Do-gooders are willing to put their money where their mouth is, according to a new study from the Neilsen Global Survey on Corporate Social Responsibility.
The report found that, more often than not, people around the world will pay more for products made by socially responsible companies. Every year, Interbrand rates the best global green brands. In 2014, companies such as Adidas and Nike placed in the top 50.
"Today, the question is not whether consumers care about social impact, but which ones, how much, and how to appeal to them," Nic Covey, vice president of corporate responsibility at Nielson, said in a report. "The answer isn't necessarily a traditional cause-marketing campaign—general responsibility, sustainable innovation, and purpose messaging might also engage these consumers. No matter the approach, savvy brands are figuring out how to hit this nerve."

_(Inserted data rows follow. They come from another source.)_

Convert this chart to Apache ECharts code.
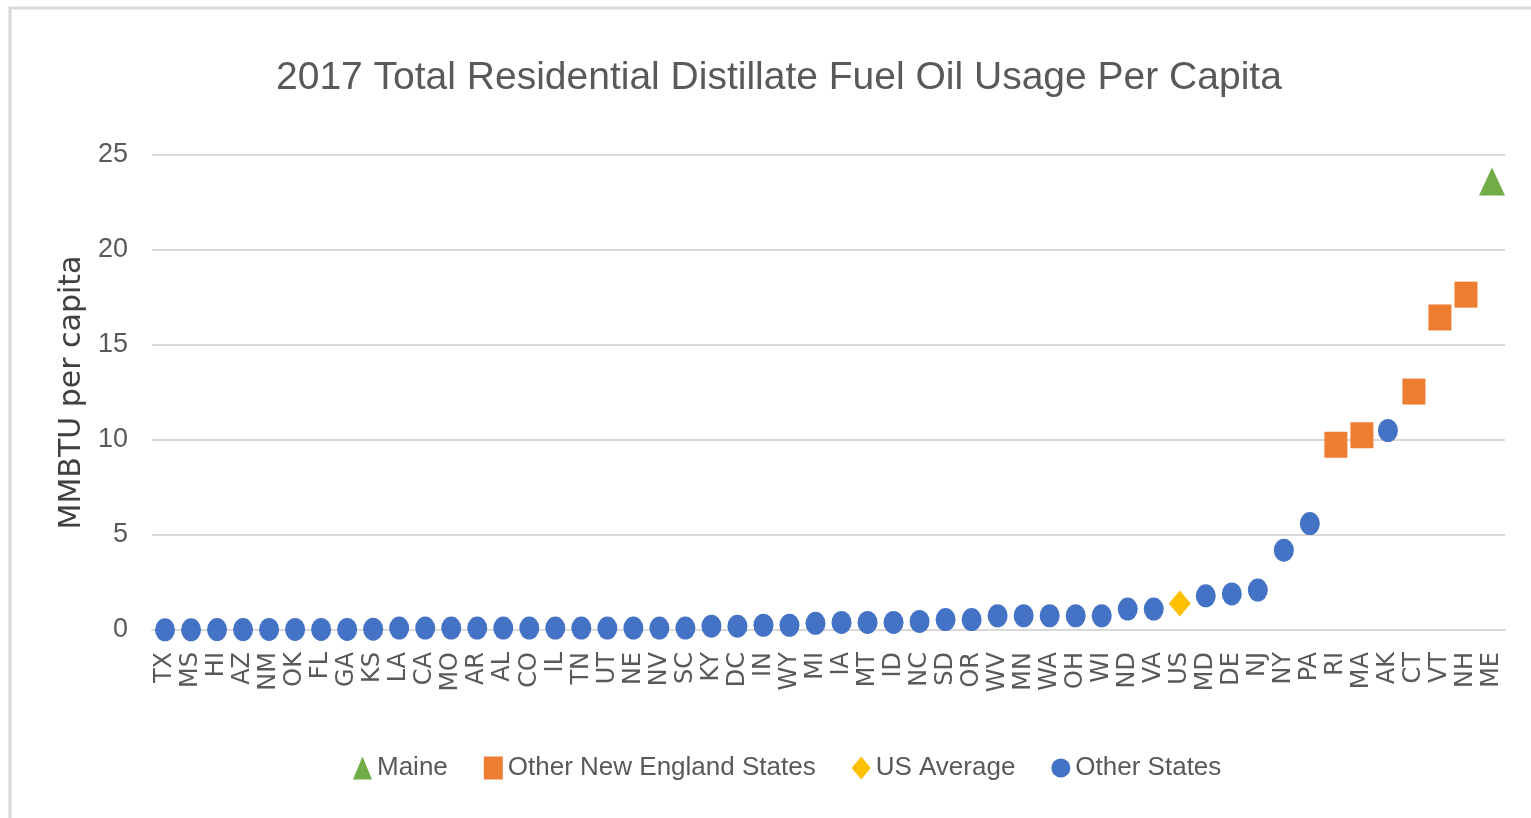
<!DOCTYPE html>
<html>
<head>
    <meta charset="utf-8">
    <title>2017 Total Residential Distillate Fuel Oil Usage Per Capita</title>
    <script src="https://cdn.jsdelivr.net/npm/echarts@6/dist/echarts.min.js"></script>
    <style>
        html, body { margin: 0; padding: 0; background: #fff; }
        #main { width: 1531px; height: 818px; }
    </style>
</head>
<body>
    <div id="main"></div>
    <script type="text/javascript">
// states, sorted by usage (MMBTU per capita)
var states = ['TX','MS','HI','AZ','NM','OK','FL','GA','KS','LA','CA','MO','AR','AL','CO','IL','TN','UT',
    'NE','NV','SC','KY','DC','IN','WY','MI','IA','MT','ID','NC','SD','OR','WV','MN','WA','OH','WI',
    'ND','VA','US','MD','DE','NJ','NY','PA','RI','MA','AK','CT','VT','NH','ME'];
var usage = [0.01,0.01,0.02,0.02,0.03,0.03,0.03,0.03,0.04,0.1,0.1,0.1,0.1,0.1,0.1,0.1,0.1,0.1,
    0.1,0.1,0.1,0.2,0.2,0.25,0.25,0.35,0.4,0.4,0.4,0.45,0.55,0.55,0.75,0.75,0.75,0.75,0.75,
    1.1,1.1,1.4,1.8,1.9,2.1,4.2,5.6,9.75,10.25,10.5,12.55,16.45,17.65,23.6];
var maine = ['ME'];
var otherNewEngland = ['RI','MA','CT','VT','NH'];
var usAverage = ['US'];
var yTicks = [0, 5, 10, 15, 20, 25];

function groupOf(s) {
    if (maine.indexOf(s) >= 0) return 'Maine';
    if (otherNewEngland.indexOf(s) >= 0) return 'Other New England States';
    if (usAverage.indexOf(s) >= 0) return 'US Average';
    return 'Other States';
}
function pick(name) {
    return states.map(function (s, i) { return groupOf(s) === name ? usage[i] : '-'; });
}

var myChart = echarts.init(document.getElementById('main'));
var sans = '"Liberation Sans", Arial, sans-serif';

option = {
    backgroundColor: '#ffffff',
    animation: false,
    graphic: [{
        type: 'rect',
        shape: { x: 10, y: 8, width: 1600, height: 900 },
        style: { fill: 'none', stroke: '#d9d9d9', lineWidth: 3 }
    }],
    title: {
        text: '2017 Total Residential Distillate Fuel Oil Usage Per Capita',
        left: 271,
        top: 54,
        textStyle: { fontFamily: sans, fontWeight: 'normal', fontSize: 39, color: '#595959' }
    },
    legend: {
        bottom: 32,
        left: 348,
        itemWidth: 19,
        itemHeight: 23,
        itemGap: 36,
        textStyle: { fontFamily: sans, fontSize: 26, color: '#595959' },
        data: ['Maine', 'Other New England States', 'US Average', 'Other States']
    },
    grid: { left: 152, right: 26, top: 155, bottom: 188 },
    xAxis: {
        type: 'category',
        data: states,
        axisTick: { show: false },
        axisLine: { lineStyle: { color: '#d9d9d9', width: 2 } },
        axisLabel: {
            rotate: 90, interval: 0, margin: 22,
            fontFamily: 'DejaVu Sans', fontSize: 24, color: '#595959'
        }
    },
    yAxis: {
        type: 'value',
        min: yTicks[0],
        max: yTicks[yTicks.length - 1],
        interval: 5,
        name: 'MMBTU per capita',
        nameLocation: 'middle',
        nameGap: 64,
        nameTextStyle: { fontFamily: 'DejaVu Sans', fontSize: 30, color: '#404040' },
        axisLine: { show: false },
        axisTick: { show: false },
        axisLabel: { margin: 24, fontFamily: sans, fontSize: 27, color: '#595959' },
        splitLine: { lineStyle: { color: '#d9d9d9', width: 2 } }
    },
    series: [
        { name: 'Other States', type: 'scatter', symbol: 'circle', symbolSize: [20, 23],
          itemStyle: { color: '#4472c4', opacity: 1 }, data: pick('Other States') },
        { name: 'US Average', type: 'scatter', symbol: 'diamond', symbolSize: [22, 26],
          itemStyle: { color: '#ffc000', opacity: 1 }, data: pick('US Average') },
        { name: 'Other New England States', type: 'scatter', symbol: 'rect', symbolSize: [23, 26],
          itemStyle: { color: '#ed7d31', opacity: 1 }, data: pick('Other New England States') },
        { name: 'Maine', type: 'scatter', symbol: 'triangle', symbolSize: [26, 28],
          itemStyle: { color: '#70ad47', opacity: 1 }, data: pick('Maine') }
    ]
};

myChart.setOption(option);
    </script>
</body>
</html>
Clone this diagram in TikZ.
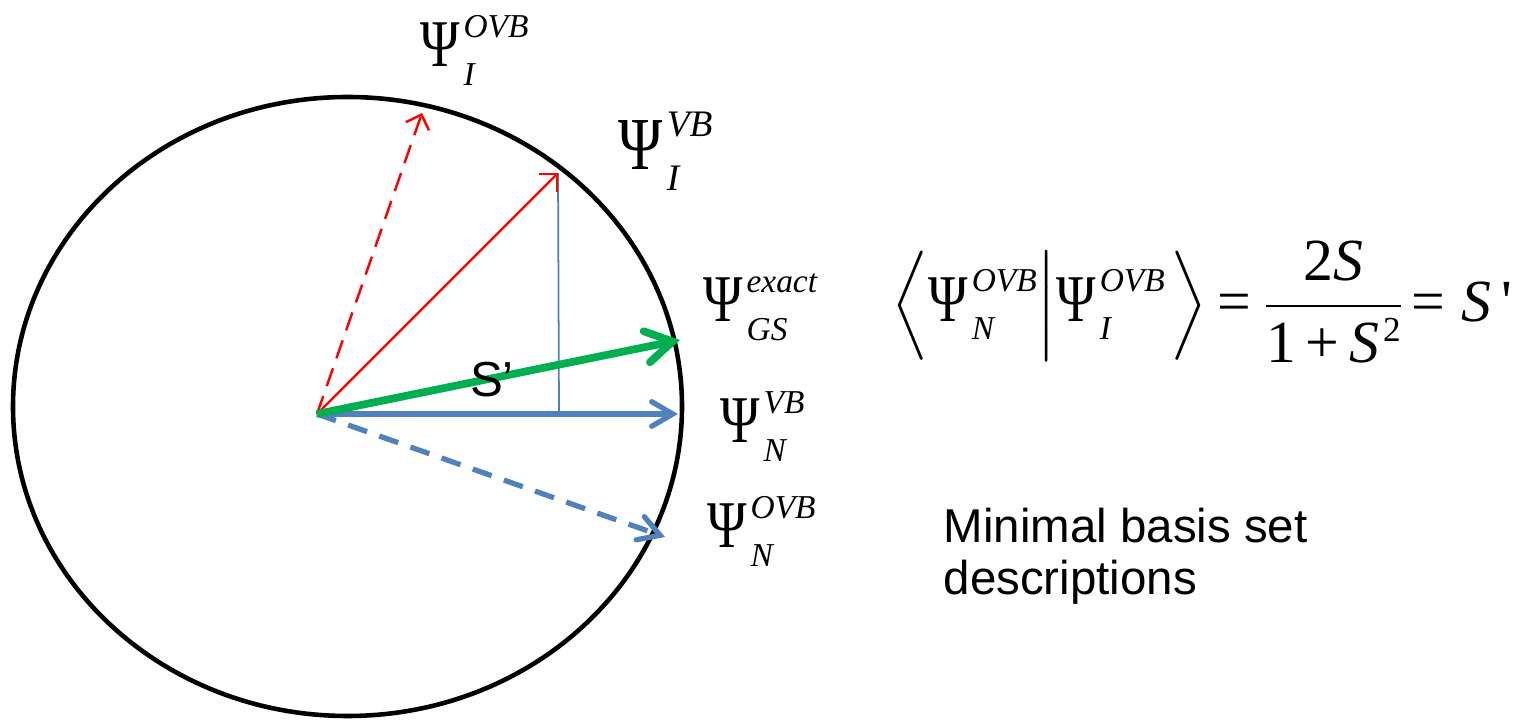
\documentclass[tikz,border=0pt]{standalone}
\usepackage{amsmath}
\usepackage{graphicx}
\usepackage{fontspec}
\setmainfont{Liberation Serif}
\setsansfont{Liberation Sans}
\usetikzlibrary{arrows.meta}

\definecolor{vbblue}{RGB}{79,129,189}
\definecolor{exgreen}{RGB}{0,176,80}

% wave function symbol with stacked super- and subscript
\newcommand{\wf}[2]{{\fontsize{19}{20}\selectfont\scalebox{0.8}[1]{Ψ}}{\fontsize{9.5}{10}\selectfont\itshape\kern1pt\ooalign{\raisebox{8.5pt}{#1}\cr\raisebox{-5.3pt}{#2}\cr}}}

\begin{document}
\begin{tikzpicture}[
        wflabel/.style={anchor=base west, inner sep=0pt},
        vbvec/.style={vbblue, line width=1.5pt, -{Straight Barb[length=6pt,width=7pt,line cap=round]}},
        ivec/.style={red, line width=0.7pt, -{Straight Barb[length=3.5pt,width=7pt]}}
    ]
    \useasboundingbox (0,0) rectangle (15.13,7.22);

    \draw[line width=1.3pt] (3.475,3.155) ellipse [x radius=3.345, y radius=3.095];

    \coordinate (O) at (3.17,3.08);
    \coordinate (iovb) at (4.22,6.09);
    \coordinate (ivb) at (5.58,5.49);
    \coordinate (gs) at (6.80,3.82);
    \coordinate (nvb) at (6.78,3.08);
    \coordinate (novb) at (6.65,1.85);
    \coordinate (foot) at (5.59,3.08);

    \draw[vbblue, line width=0.5pt] (ivb) -- (foot);
    \draw[ivec, dash pattern=on 5.4pt off 3pt] (O) -- (iovb);
    \draw[ivec] (O) -- (ivb);
    \draw[vbvec, dash pattern=on 5.7pt off 3.7pt] (O) -- (novb);
    \draw[vbvec] (O) -- (nvb);
    \draw[exgreen, line width=2.2pt, -{Straight Barb[length=7.5pt,width=9pt,line cap=round]}] (O) -- (gs);

    \node[font=\sffamily\fontsize{14}{16}\selectfont] (sprime) at (4.92,3.42) {S’};

    \node[wflabel] (l-iovb) at (4.20,6.55) {\wf{OVB}{I}};
    \node[wflabel] (l-ivb) at (6.18,5.52) {\scalebox{1.12}{\wf{VB}{I}}};
    \node[wflabel] (l-gs) at (7.03,4.00) {\wf{exact}{GS}};
    \node[wflabel] (l-nvb) at (7.20,2.79) {\wf{VB}{N}};
    \node[wflabel] (l-novb) at (7.07,1.74) {\wf{OVB}{N}};

    \node[anchor=west, inner sep=0pt, font=\fontsize{17}{18}\selectfont] (overlap) at (8.91,4.20)
        {$\left\langle\vphantom{\rule[-10pt]{0pt}{26pt}}\text{\wf{OVB}{N}}\middle|\text{\wf{OVB}{I}\hspace{1.5pt}}\right\rangle$\hspace{3pt}=\hspace{3pt}%
         $\dfrac{\text{\fontsize{17}{18}\selectfont 2\textit{S}}}{\text{\fontsize{17}{18}\selectfont 1\,+\,\textit{S}\kern1pt\raisebox{6pt}{\fontsize{10}{11}\selectfont 2}}}$\hspace{2pt}=\hspace{4.5pt}\textit{S}\,\textquotesingle};

    \node[anchor=north west, inner sep=0pt, align=left, font=\sffamily\fontsize{13.5}{14.8}\selectfont] (minimal) at (9.43,2.15)
        {Minimal basis set\\descriptions};
\end{tikzpicture}
\end{document}
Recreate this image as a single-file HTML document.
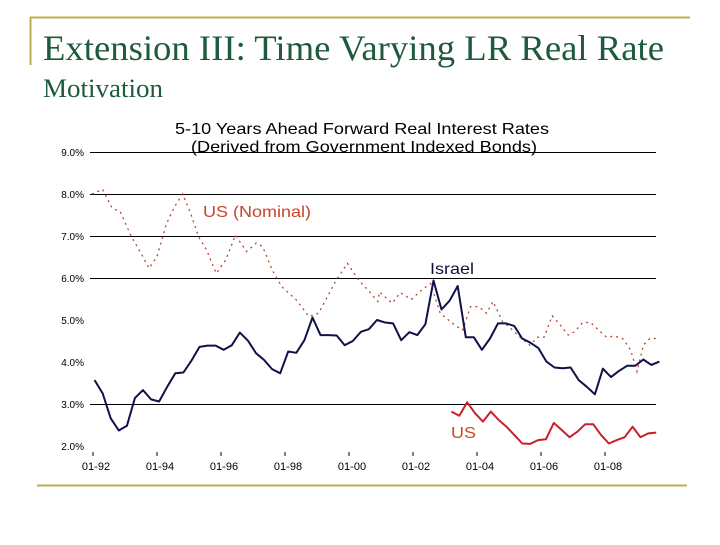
<!DOCTYPE html>
<html><head><meta charset="utf-8"><style>
body{margin:0;background:#fff;width:720px;height:540px;overflow:hidden;font-family:"Liberation Sans",sans-serif}
</style></head><body>
<svg width="720" height="540" viewBox="0 0 720 540">
<line x1="30" y1="17.5" x2="690" y2="17.5" stroke="#bfae4e" stroke-width="2"/>
<line x1="30.5" y1="17" x2="30.5" y2="65" stroke="#bfae4e" stroke-width="2"/>
<line x1="37" y1="485.5" x2="687" y2="485.5" stroke="#bfae4e" stroke-width="2"/>
<text x="43" y="60" font-family="Liberation Serif,serif" font-size="36" textLength="621" lengthAdjust="spacingAndGlyphs" fill="#1e5b3c">Extension III: Time Varying LR Real Rate</text>
<text x="43" y="97" font-family="Liberation Serif,serif" font-size="26" textLength="120" lengthAdjust="spacingAndGlyphs" fill="#1e5b3c">Motivation</text>
<text x="362" y="134" text-anchor="middle" font-size="16" textLength="374" lengthAdjust="spacingAndGlyphs" fill="#000">5-10 Years Ahead Forward Real Interest Rates</text>
<text x="364" y="152" text-anchor="middle" font-size="16" textLength="346" lengthAdjust="spacingAndGlyphs" fill="#000">(Derived from Government Indexed Bonds)</text>
<g id="grid"></g><g id="axes"></g><g id="series"></g>
<text x="203" y="217" font-size="16" textLength="108" lengthAdjust="spacingAndGlyphs" fill="#c8452a">US (Nominal)</text>
<text x="430" y="274" font-size="16" textLength="44" lengthAdjust="spacingAndGlyphs" fill="#101040">Israel</text>
<text x="451" y="438" font-size="16" textLength="25" lengthAdjust="spacingAndGlyphs" fill="#d04a20">US</text>
</svg>
<script>
const yTicks=[2,3,4,5,6,7,8,9];
const gridValues=[3,6,7,8,9];
const xTickYears=[1992,1994,1996,1998,2000,2002,2004,2006,2008];
const xTickLabels=["01-92","01-94","01-96","01-98","01-00","01-02","01-04","01-06","01-08"];
const israelStart=1992.05, israelEnd=2009.7;
const israel=[3.57,3.25,2.66,2.37,2.48,3.14,3.33,3.11,3.06,3.41,3.73,3.75,4.03,4.36,4.39,4.39,4.29,4.40,4.70,4.51,4.21,4.05,3.83,3.73,4.25,4.22,4.52,5.06,4.64,4.64,4.63,4.40,4.50,4.72,4.78,5.00,4.94,
4.92,4.52,4.71,4.64,4.90,5.94,5.25,5.46,5.81,4.59,4.59,4.29,4.56,4.92,4.92,4.86,4.56,4.46,4.33,4.01,3.87,3.85,3.87,3.57,3.41,3.23,3.84,3.64,3.79,3.91,3.91,4.06,3.93,4.01];
const nominalDates=[1991.96,1992.3,1992.6,1992.85,1993.2,1993.5,1993.75,1994.0,1994.3,1994.55,1994.8,1995.05,1995.3,1995.55,1995.85,1996.15,1996.45,1996.8,1997.1,1997.3,1997.6,1997.9,1998.35,1998.75,1999.05,1999.6,1999.95,2000.3,2000.6,2000.9,
2000.95,2001.35,2001.6,2001.95,2002.3,2002.55,2002.85,2003.3,2003.55,2003.8,2004.05,2004.3,2004.5,2004.8,2005.0,2005.3,2005.65,2005.9,2006.1,2006.35,2006.6,2006.85,2007.05,2007.3,2007.55,2007.8,2008.05,2008.3,2008.55,2008.8,2009.0,2009.2,2009.4,2009.6];
const nominal=[8.0,8.11,7.66,7.58,6.98,6.59,6.23,6.51,7.30,7.70,8.0,7.54,6.98,6.67,6.11,6.43,7.02,6.63,6.83,6.75,6.19,5.79,5.48,5.08,5.16,5.95,6.35,5.95,5.71,5.44,
5.67,5.40,5.65,5.49,5.73,5.87,5.16,4.88,4.76,5.32,5.32,5.16,5.44,4.96,4.84,4.62,4.40,4.59,4.59,5.10,4.88,4.64,4.72,4.94,4.94,4.76,4.59,4.62,4.56,4.29,3.77,4.40,4.56,4.56];
const usStart=2003.2, usEnd=2009.6;
const us=[2.82,2.72,3.04,2.78,2.58,2.82,2.62,2.46,2.26,2.06,2.05,2.14,2.16,2.55,2.38,2.21,2.34,2.52,2.52,2.26,2.06,2.14,2.21,2.46,2.21,2.30,2.32];

const NS="http://www.w3.org/2000/svg";
const X=t=>93+(t-1992)*32;
const Y=v=>446-(v-2)*42;
function mk(tag,attrs,parent){const e=document.createElementNS(NS,tag);for(const k in attrs)e.setAttribute(k,attrs[k]);document.getElementById(parent).appendChild(e);return e;}
gridValues.forEach(v=>{
  const l=mk('line',{x1:90,x2:656,y1:Y(v)+.5,y2:Y(v)+.5,stroke:'#000','stroke-width':1},'grid');
  
  
});
yTicks.forEach(v=>{
  const t=mk('text',{x:84,y:Y(v)+4,'text-anchor':'end','font-size':10,fill:'#000'},'axes');
  t.textContent=v.toFixed(1)+'%';
  
  
});
xTickYears.forEach((yr,i)=>{
  const l=mk('line',{x1:X(yr),x2:X(yr),y1:452,y2:456,stroke:'#000'},'axes');
  
  
  const t=mk('text',{x:X(yr)+3,y:470,'text-anchor':'middle','font-size':11,fill:'#000'},'axes');
  t.textContent=xTickLabels[i];
  
  
});
function pts(vals,dates){return vals.map((v,i)=>X(dates[i]).toFixed(1)+','+Y(v).toFixed(1)).join(' ');}
function even(a,b,n){const r=[];for(let i=0;i<n;i++)r.push(a+i*(b-a)/(n-1));return r;}
const nom=mk('polyline',{points:pts(nominal,nominalDates),fill:'none',stroke:'#b8453a','stroke-width':1.3,'stroke-dasharray':'2,4'},'series');


const isr=mk('polyline',{points:pts(israel,even(israelStart,israelEnd,israel.length)),fill:'none',stroke:'#10104a','stroke-width':2,'stroke-linejoin':'round'},'series');


const u=mk('polyline',{points:pts(us,even(usStart,usEnd,us.length)),fill:'none',stroke:'#c8202a','stroke-width':2,'stroke-linejoin':'round'},'series');


</script>
</body></html>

Thirty-thousand people in 60 countries took part in the online survey, and 55 percent of participants responded that they would pay higher prices for globally conscious products. The survey broke out participant responses by region and by generation.
Asia-Pacific and millennial consumers, at 64 percent and 55 percent, respectively, were the most likely to pony up extra money and make more frequent purchasing decisions based on responsible product packaging. Millennials were also the most likely to prefer working for a sustainable company.
North Americans and Europeans came in last, showing just 42 percent and 40 percent interest, respectively.
Fast Company reports that the top causes of "extreme concern" that customers are more likely to support through their purchases are increasing access to clean water, improving access to sanitation, and ensuring environmental sustainability.